Archive of UserLand's first discussion group, started October 5, 1998.

Re: Because...

Author:William Crim
Posted:8/24/2000; 7:23:03 PM
Topic:Next survey: Are you an open source developer?
Msg #:20143 (In response to 20117)
Prev/Next:20142 / 20144

Bret, you can't destroy the free market unless you are the government, even then its not easy.

Price is a factor in a free market. It can destroy your ability to sell software, but the market for software survives irregardless of your ability to sell software.

Yes compilers are complicated, but they are less complicated than an OS, and there are several of those. Many companies make compilers for many different processors that gcc also supports. People buy them. My current employer has bought compilers and whole development environments that could have been done on gcc. However gcc doesn't optimize code the way we need it to, doesn't have a nice interface, and so they are willing to shell out literally thousands to buy compilers and IDEs.
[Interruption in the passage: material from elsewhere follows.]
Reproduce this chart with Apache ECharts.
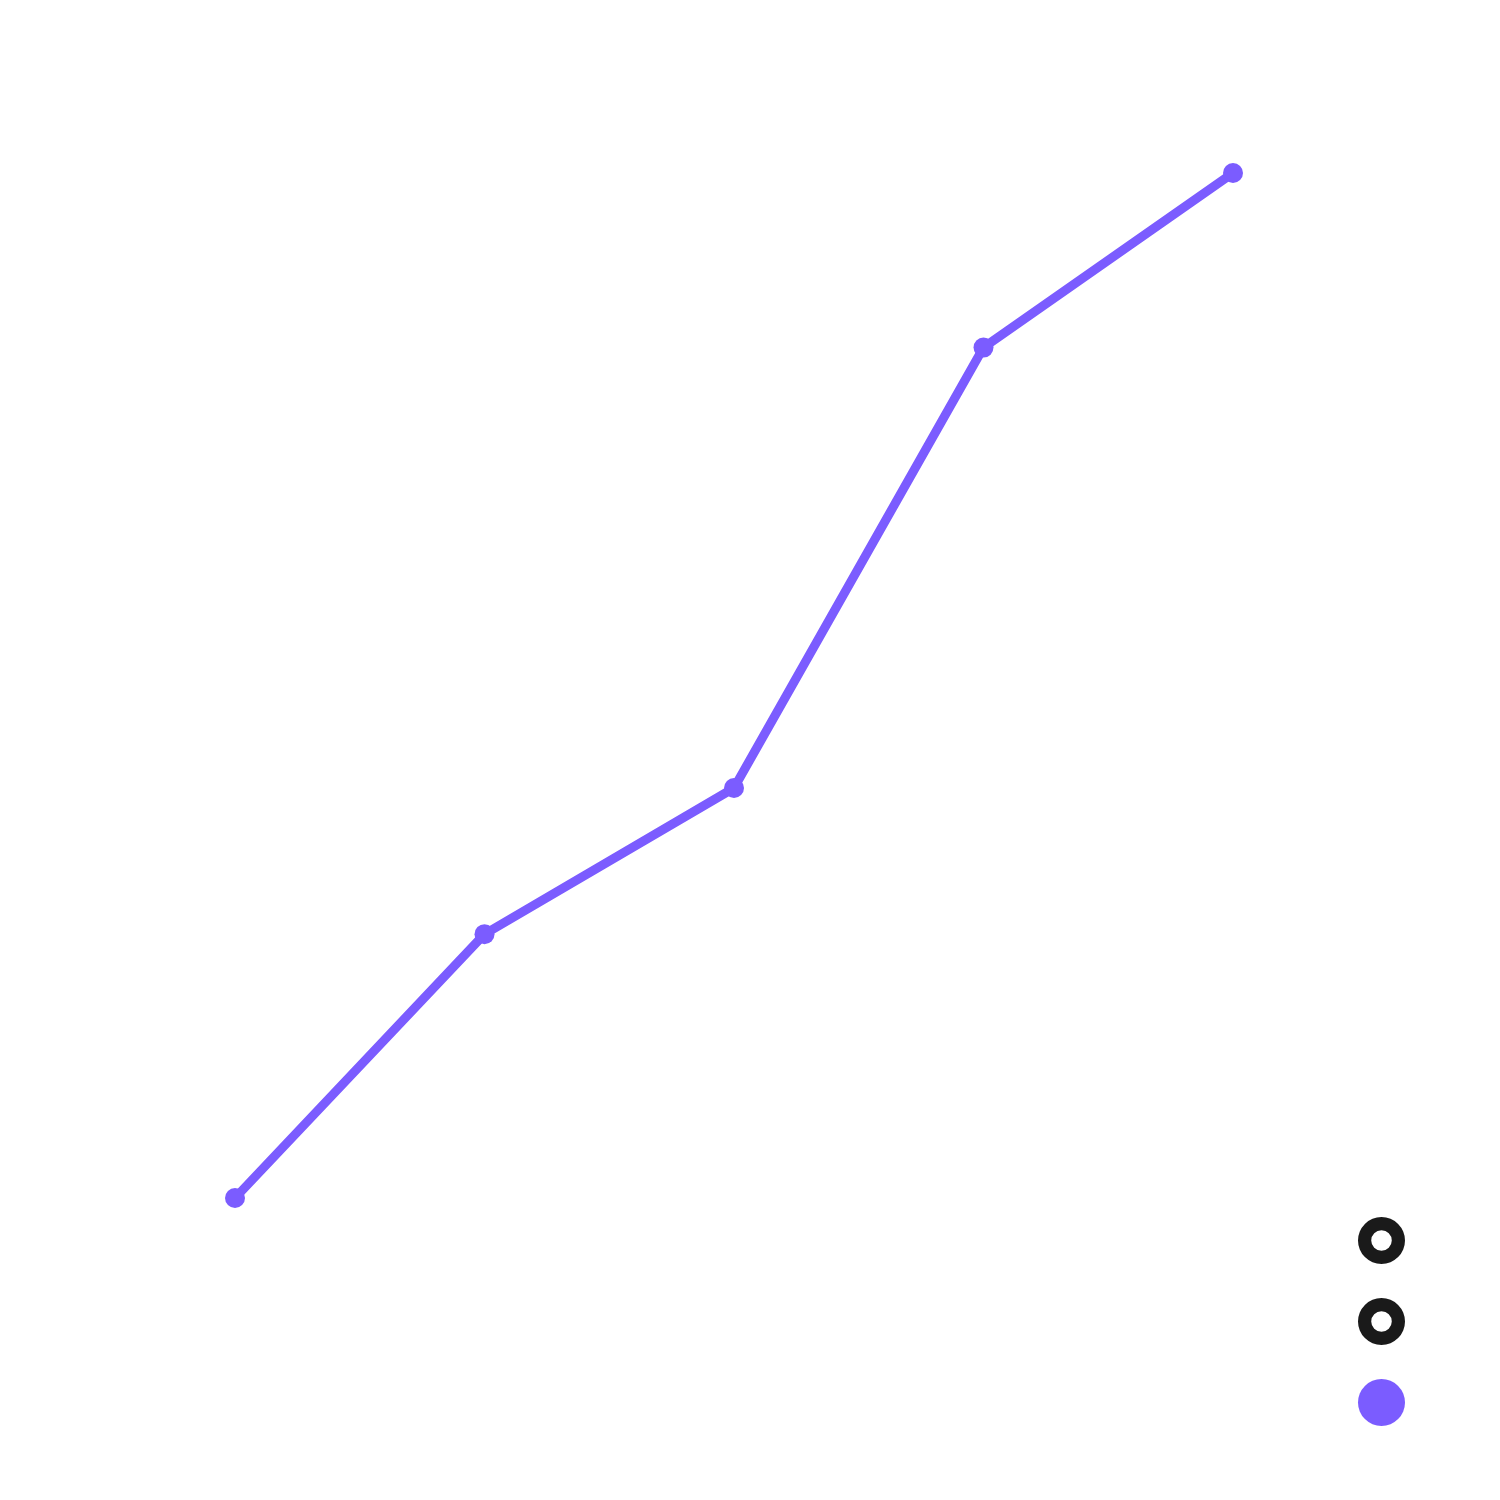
<!DOCTYPE html>
<html>
<head>
<meta charset="utf-8">
<script src="https://cdn.jsdelivr.net/npm/echarts@6/dist/echarts.min.js"></script>
<style>html,body{margin:0;padding:0;background:#fff;}#chart{width:1500px;height:1500px;}</style>
</head>
<body>
<div id="chart"></div>
<script>
const categories = ['1', '2', '3', '4', '5'];
const mainValues = [12, 38, 52.4, 95.8, 113];
const seriesNames = ['Series A', 'Series B', 'Series C'];
const seriesColors = ['#1a1a1a', '#1a1a1a', '#7b5cff'];

const ringIcon = 'path://M24,0A24,24,0,1,1,24,48A24,24,0,1,1,24,0ZM24,13.5A10.5,10.5,0,1,0,24,34.5A10.5,10.5,0,1,0,24,13.5Z';

const chart = echarts.init(document.getElementById('chart'));
chart.setOption({
  backgroundColor: '#ffffff',
  animation: false,
  grid: { left: 235, right: 267, top: 173, bottom: 302 },
  xAxis: {
    type: 'category',
    data: categories,
    boundaryGap: false,
    axisLine: { show: false }, axisTick: { show: false }, axisLabel: { show: false }, splitLine: { show: false }
  },
  yAxis: {
    type: 'value',
    min: 12, max: 113,
    axisLine: { show: false }, axisTick: { show: false }, axisLabel: { show: false }, splitLine: { show: false }
  },
  legend: {
    orient: 'vertical',
    right: 90,
    bottom: 69,
    itemWidth: 47,
    itemHeight: 47,
    itemGap: 34,
    formatter: function () { return ''; },
    selectedMode: false,
    data: [
      { name: seriesNames[0], icon: ringIcon, itemStyle: { color: seriesColors[0], borderWidth: 0 } },
      { name: seriesNames[1], icon: ringIcon, itemStyle: { color: seriesColors[1], borderWidth: 0 } },
      { name: seriesNames[2], icon: 'circle', itemStyle: { color: seriesColors[2], borderWidth: 0 } }
    ]
  },
  series: [
    { name: seriesNames[0], type: 'line', data: [], color: seriesColors[0] },
    { name: seriesNames[1], type: 'line', data: [], color: seriesColors[1] },
    {
      name: seriesNames[2], type: 'line', data: mainValues, color: seriesColors[2],
      symbol: 'circle', symbolSize: 20,
      lineStyle: { width: 9, color: seriesColors[2] },
      itemStyle: { color: seriesColors[2] }
    }
  ]
});
</script>
</body>
</html>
However PC users and programmers really don't often care that their compiler is 5-10% less efficient than "Commercial Offering X" because they don't care about the difference.

It is only unethical to destroy worthy businesses through means other than competition. gcc competes fairly in the compiler marketplace, it doesn't stop you from using another compiler, it doesn't prevent you from writting a new compiler, it doesn't have any lock-in(or even significant barrier) to prevent you from using another compiler on a system that gcc is included with. It does prevent you from using gcc as your basis for non-GPLed compiler however.

As you might recall egcs and pgcc both forked from gcc in competition over slow growth in features. The same with emacs. The same with the Linux libc. The egcs/gcc eventually got sorted out, as did Linux libc, emacs however I think is still split(not sure).